Source material =
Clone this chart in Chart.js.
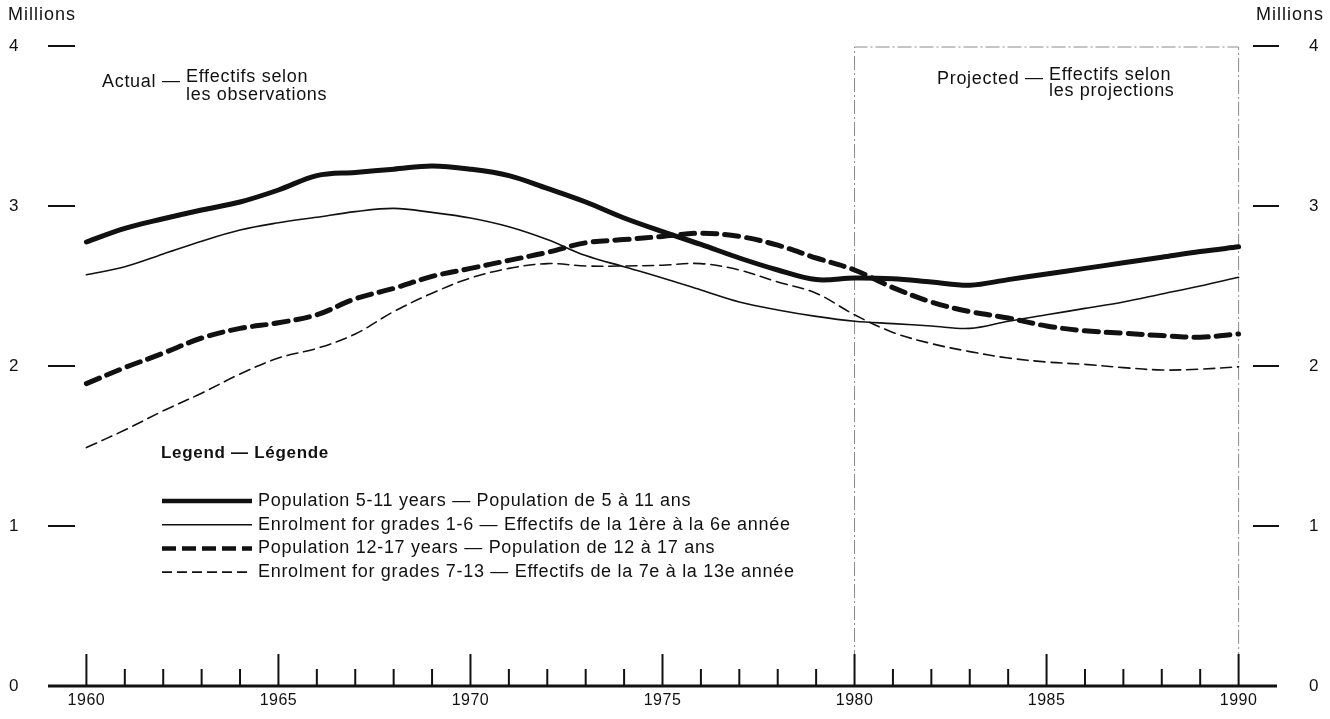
<!DOCTYPE html>
<html><head><meta charset="utf-8">
<script src="https://cdn.jsdelivr.net/npm/chart.js@4.4.1/dist/chart.umd.min.js"></script>
<style>html,body{margin:0;padding:0;background:#fff}#wrap{width:1330px;height:719px}</style>
</head><body><div id="wrap"><canvas id="c" width="1330" height="719"></canvas></div>
<script>
const years = [1960,1961,1962,1963,1964,1965,1966,1967,1968,1969,1970,1971,1972,1973,1974,1975,1976,1977,1978,1979,1980,1981,1982,1983,1984,1985,1986,1987,1988,1989,1990];
const pop5to11 = [2.775,2.86,2.92,2.975,3.025,3.1,3.19,3.21,3.23,3.25,3.23,3.19,3.11,3.025,2.925,2.84,2.76,2.675,2.6,2.54,2.55,2.545,2.525,2.505,2.54,2.575,2.61,2.645,2.68,2.715,2.745];
const enrol1to6 = [2.57,2.62,2.70,2.78,2.85,2.895,2.93,2.965,2.985,2.96,2.925,2.87,2.79,2.69,2.62,2.55,2.475,2.40,2.35,2.31,2.28,2.265,2.25,2.235,2.28,2.32,2.36,2.40,2.45,2.50,2.555];
const pop12to17 = [1.89,1.99,2.08,2.175,2.235,2.27,2.32,2.42,2.485,2.56,2.61,2.66,2.71,2.77,2.79,2.81,2.83,2.81,2.755,2.675,2.60,2.49,2.40,2.34,2.30,2.25,2.22,2.205,2.19,2.18,2.20];
const enrol7to13 = [1.49,1.60,1.72,1.83,1.95,2.05,2.11,2.20,2.34,2.455,2.55,2.61,2.64,2.625,2.625,2.63,2.64,2.60,2.525,2.455,2.32,2.21,2.14,2.09,2.05,2.025,2.01,1.99,1.975,1.98,1.995];
const yTicks = [0,1,2,3,4];
const yearLabels = [1960,1965,1970,1975,1980,1985,1990];
const seriesNames = [
  "Population 5-11 years \u2014 Population de 5 \u00e0 11 ans",
  "Enrolment for grades 1-6 \u2014 Effectifs de la 1\u00e8re \u00e0 la 6e ann\u00e9e",
  "Population 12-17 years \u2014 Population de 12 \u00e0 17 ans",
  "Enrolment for grades 7-13 \u2014 Effectifs de la 7e \u00e0 la 13e ann\u00e9e"
];
const projStart = 1980, projEnd = 1990;

const FONT = '"Liberation Sans", Arial, Helvetica, sans-serif';
const toXY = arr => arr.map((v,i)=>({x:years[i], y:v}));

const styles = [
  {w:5, dash:[]},
  {w:1.6, dash:[]},
  {w:5, dash:[14,8]},
  {w:1.6, dash:[11,6]}
];
const allData = [pop5to11, enrol1to6, pop12to17, enrol7to13];

const decor = {
  id:'decor',
  beforeDatasetsDraw(chart){
    const ctx = chart.ctx, xs = chart.scales.x, ys = chart.scales.y;
    ctx.save();
    ctx.strokeStyle = '#8a8a8a'; ctx.lineWidth = 1; ctx.setLineDash([14,3,2,3]);
    const bx1 = xs.getPixelForValue(projStart), bx2 = xs.getPixelForValue(projEnd);
    const bt = ys.getPixelForValue(4)+1, bb = ys.getPixelForValue(0);
    ctx.beginPath();
    ctx.moveTo(bx1,bb); ctx.lineTo(bx1,bt); ctx.lineTo(bx2,bt); ctx.lineTo(bx2,bb);
    ctx.stroke();
    ctx.restore();
  },
  afterDatasetsDraw(chart){
    const ctx = chart.ctx, xs = chart.scales.x, ys = chart.scales.y;
    ctx.save();
    ctx.fillStyle = '#111'; ctx.strokeStyle = '#111';
    const base = ys.getPixelForValue(0);
    ctx.lineWidth = 3;
    ctx.beginPath(); ctx.moveTo(xs.getPixelForValue(1959), base); ctx.lineTo(xs.getPixelForValue(1991), base); ctx.stroke();
    for (let yr = 1960; yr <= 1990; yr++) {
      const px = xs.getPixelForValue(yr);
      const major = (yr % 5 === 0);
      ctx.lineWidth = 2;
      ctx.beginPath(); ctx.moveTo(px, base); ctx.lineTo(px, base - (major ? 32 : 17)); ctx.stroke();
    }
    ctx.letterSpacing = '0.5px';
    ctx.font = '16px ' + FONT; ctx.textAlign = 'center'; ctx.textBaseline = 'middle';
    yearLabels.forEach(yr => ctx.fillText(String(yr), xs.getPixelForValue(yr), base + 15));
    const lx1 = xs.getPixelForValue(1959), lx2 = lx1 + 27;
    const rx2 = xs.getPixelForValue(1991) + 2, rx1 = rx2 - 26;
    ctx.font = '17px ' + FONT;
    yTicks.forEach(t => {
      const py = ys.getPixelForValue(t);
      if (t > 0) {
        ctx.lineWidth = 2;
        ctx.beginPath(); ctx.moveTo(lx1, py); ctx.lineTo(lx2, py); ctx.stroke();
        ctx.beginPath(); ctx.moveTo(rx1, py); ctx.lineTo(rx2, py); ctx.stroke();
      }
      ctx.textAlign = 'left';
      ctx.fillText(String(t), 9, py);
      ctx.fillText(String(t), 1309, py);
    });
    ctx.letterSpacing = '1px';
    ctx.font = '18px ' + FONT;
    ctx.textAlign = 'left';
    ctx.fillText('Millions', 8, 15);
    ctx.fillText('Millions', 1256, 15);
    ctx.letterSpacing = '0.7px';
    ctx.fillText('Actual', 102, 82);
    ctx.fillText('\u2014', 162, 81);
    ctx.fillText('Effectifs selon', 186, 77);
    ctx.fillText('les observations', 186, 95);
    ctx.fillText('Projected', 937, 79);
    ctx.fillText('\u2014', 1025, 78);
    ctx.fillText('Effectifs selon', 1049, 75);
    ctx.fillText('les projections', 1049, 91);
    ctx.font = 'bold 17px ' + FONT;
    ctx.fillText('Legend \u2014 L\u00e9gende', 161, 453);
    ctx.font = '18px ' + FONT;
    seriesNames.forEach((name, i) => {
      const y = 501 + i * 23.7;
      ctx.lineWidth = styles[i].w > 3 ? 4.5 : 1.6;
      ctx.setLineDash(styles[i].dash.length ? (i===2 ? [14,6] : [10,5]) : []);
      ctx.beginPath(); ctx.moveTo(162, y); ctx.lineTo(252, y); ctx.stroke();
      ctx.setLineDash([]);
      ctx.fillText(name, 258, y);
    });
    ctx.restore();
  }
};

new Chart(document.getElementById('c'), {
  type: 'line',
  data: {
    datasets: allData.map((arr, i) => ({
      label: seriesNames[i],
      data: toXY(arr),
      borderColor: '#111',
      borderWidth: styles[i].w,
      borderDash: styles[i].dash,
      borderCapStyle: 'round',
      borderJoinStyle: 'round',
      pointRadius: 0,
      tension: 0.35,
      fill: false
    }))
  },
  options: {
    responsive: false,
    animation: false,
    devicePixelRatio: 1,
    layout: { padding: { left: 48, right: 53, top: 46, bottom: 33 } },
    plugins: { legend: { display: false }, tooltip: { enabled: false } },
    scales: {
      x: { type: 'linear', min: 1959, max: 1991, display: false },
      y: { type: 'linear', min: 0, max: 4, display: false }
    }
  },
  plugins: [decor]
});
</script></body></html>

The request = Leave out the pictures and reproduce the rest of the listing exactly.

Result for this exercise =
Clone this chart in Chart.js.
<!DOCTYPE html>
<html><head><meta charset="utf-8">
<script src="https://cdn.jsdelivr.net/npm/chart.js@4.4.1/dist/chart.umd.min.js"></script>
<style>html,body{margin:0;padding:0;background:#fff}#wrap{width:1330px;height:719px}</style>
</head><body><div id="wrap"><canvas id="c" width="1330" height="719"></canvas></div>
<script>
const years = [1960,1961,1962,1963,1964,1965,1966,1967,1968,1969,1970,1971,1972,1973,1974,1975,1976,1977,1978,1979,1980,1981,1982,1983,1984,1985,1986,1987,1988,1989,1990];
const pop5to11 = [2.775,2.86,2.92,2.975,3.025,3.1,3.19,3.21,3.23,3.25,3.23,3.19,3.11,3.025,2.925,2.84,2.76,2.675,2.6,2.54,2.55,2.545,2.525,2.505,2.54,2.575,2.61,2.645,2.68,2.715,2.745];
const enrol1to6 = [2.57,2.62,2.70,2.78,2.85,2.895,2.93,2.965,2.985,2.96,2.925,2.87,2.79,2.69,2.62,2.55,2.475,2.40,2.35,2.31,2.28,2.265,2.25,2.235,2.28,2.32,2.36,2.40,2.45,2.50,2.555];
const pop12to17 = [1.89,1.99,2.08,2.175,2.235,2.27,2.32,2.42,2.485,2.56,2.61,2.66,2.71,2.77,2.79,2.81,2.83,2.81,2.755,2.675,2.60,2.49,2.40,2.34,2.30,2.25,2.22,2.205,2.19,2.18,2.20];
const enrol7to13 = [1.49,1.60,1.72,1.83,1.95,2.05,2.11,2.20,2.34,2.455,2.55,2.61,2.64,2.625,2.625,2.63,2.64,2.60,2.525,2.455,2.32,2.21,2.14,2.09,2.05,2.025,2.01,1.99,1.975,1.98,1.995];
const yTicks = [0,1,2,3,4];
const yearLabels = [1960,1965,1970,1975,1980,1985,1990];
const seriesNames = [
  "Population 5-11 years \u2014 Population de 5 \u00e0 11 ans",
  "Enrolment for grades 1-6 \u2014 Effectifs de la 1\u00e8re \u00e0 la 6e ann\u00e9e",
  "Population 12-17 years \u2014 Population de 12 \u00e0 17 ans",
  "Enrolment for grades 7-13 \u2014 Effectifs de la 7e \u00e0 la 13e ann\u00e9e"
];
const projStart = 1980, projEnd = 1990;

const FONT = '"Liberation Sans", Arial, Helvetica, sans-serif';
const toXY = arr => arr.map((v,i)=>({x:years[i], y:v}));

const styles = [
  {w:5, dash:[]},
  {w:1.6, dash:[]},
  {w:5, dash:[14,8]},
  {w:1.6, dash:[11,6]}
];
const allData = [pop5to11, enrol1to6, pop12to17, enrol7to13];

const decor = {
  id:'decor',
  beforeDatasetsDraw(chart){
    const ctx = chart.ctx, xs = chart.scales.x, ys = chart.scales.y;
    ctx.save();
    ctx.strokeStyle = '#8a8a8a'; ctx.lineWidth = 1; ctx.setLineDash([14,3,2,3]);
    const bx1 = xs.getPixelForValue(projStart), bx2 = xs.getPixelForValue(projEnd);
    const bt = ys.getPixelForValue(4)+1, bb = ys.getPixelForValue(0);
    ctx.beginPath();
    ctx.moveTo(bx1,bb); ctx.lineTo(bx1,bt); ctx.lineTo(bx2,bt); ctx.lineTo(bx2,bb);
    ctx.stroke();
    ctx.restore();
  },
  afterDatasetsDraw(chart){
    const ctx = chart.ctx, xs = chart.scales.x, ys = chart.scales.y;
    ctx.save();
    ctx.fillStyle = '#111'; ctx.strokeStyle = '#111';
    const base = ys.getPixelForValue(0);
    ctx.lineWidth = 3;
    ctx.beginPath(); ctx.moveTo(xs.getPixelForValue(1959), base); ctx.lineTo(xs.getPixelForValue(1991), base); ctx.stroke();
    for (let yr = 1960; yr <= 1990; yr++) {
      const px = xs.getPixelForValue(yr);
      const major = (yr % 5 === 0);
      ctx.lineWidth = 2;
      ctx.beginPath(); ctx.moveTo(px, base); ctx.lineTo(px, base - (major ? 32 : 17)); ctx.stroke();
    }
    ctx.letterSpacing = '0.5px';
    ctx.font = '16px ' + FONT; ctx.textAlign = 'center'; ctx.textBaseline = 'middle';
    yearLabels.forEach(yr => ctx.fillText(String(yr), xs.getPixelForValue(yr), base + 15));
    const lx1 = xs.getPixelForValue(1959), lx2 = lx1 + 27;
    const rx2 = xs.getPixelForValue(1991) + 2, rx1 = rx2 - 26;
    ctx.font = '17px ' + FONT;
    yTicks.forEach(t => {
      const py = ys.getPixelForValue(t);
      if (t > 0) {
        ctx.lineWidth = 2;
        ctx.beginPath(); ctx.moveTo(lx1, py); ctx.lineTo(lx2, py); ctx.stroke();
        ctx.beginPath(); ctx.moveTo(rx1, py); ctx.lineTo(rx2, py); ctx.stroke();
      }
      ctx.textAlign = 'left';
      ctx.fillText(String(t), 9, py);
      ctx.fillText(String(t), 1309, py);
    });
    ctx.letterSpacing = '1px';
    ctx.font = '18px ' + FONT;
    ctx.textAlign = 'left';
    ctx.fillText('Millions', 8, 15);
    ctx.fillText('Millions', 1256, 15);
    ctx.letterSpacing = '0.7px';
    ctx.fillText('Actual', 102, 82);
    ctx.fillText('\u2014', 162, 81);
    ctx.fillText('Effectifs selon', 186, 77);
    ctx.fillText('les observations', 186, 95);
    ctx.fillText('Projected', 937, 79);
    ctx.fillText('\u2014', 1025, 78);
    ctx.fillText('Effectifs selon', 1049, 75);
    ctx.fillText('les projections', 1049, 91);
    ctx.font = 'bold 17px ' + FONT;
    ctx.fillText('Legend \u2014 L\u00e9gende', 161, 453);
    ctx.font = '18px ' + FONT;
    seriesNames.forEach((name, i) => {
      const y = 501 + i * 23.7;
      ctx.lineWidth = styles[i].w > 3 ? 4.5 : 1.6;
      ctx.setLineDash(styles[i].dash.length ? (i===2 ? [14,6] : [10,5]) : []);
      ctx.beginPath(); ctx.moveTo(162, y); ctx.lineTo(252, y); ctx.stroke();
      ctx.setLineDash([]);
      ctx.fillText(name, 258, y);
    });
    ctx.restore();
  }
};

new Chart(document.getElementById('c'), {
  type: 'line',
  data: {
    datasets: allData.map((arr, i) => ({
      label: seriesNames[i],
      data: toXY(arr),
      borderColor: '#111',
      borderWidth: styles[i].w,
      borderDash: styles[i].dash,
      borderCapStyle: 'round',
      borderJoinStyle: 'round',
      pointRadius: 0,
      tension: 0.35,
      fill: false
    }))
  },
  options: {
    responsive: false,
    animation: false,
    devicePixelRatio: 1,
    layout: { padding: { left: 48, right: 53, top: 46, bottom: 33 } },
    plugins: { legend: { display: false }, tooltip: { enabled: false } },
    scales: {
      x: { type: 'linear', min: 1959, max: 1991, display: false },
      y: { type: 'linear', min: 0, max: 4, display: false }
    }
  },
  plugins: [decor]
});
</script></body></html>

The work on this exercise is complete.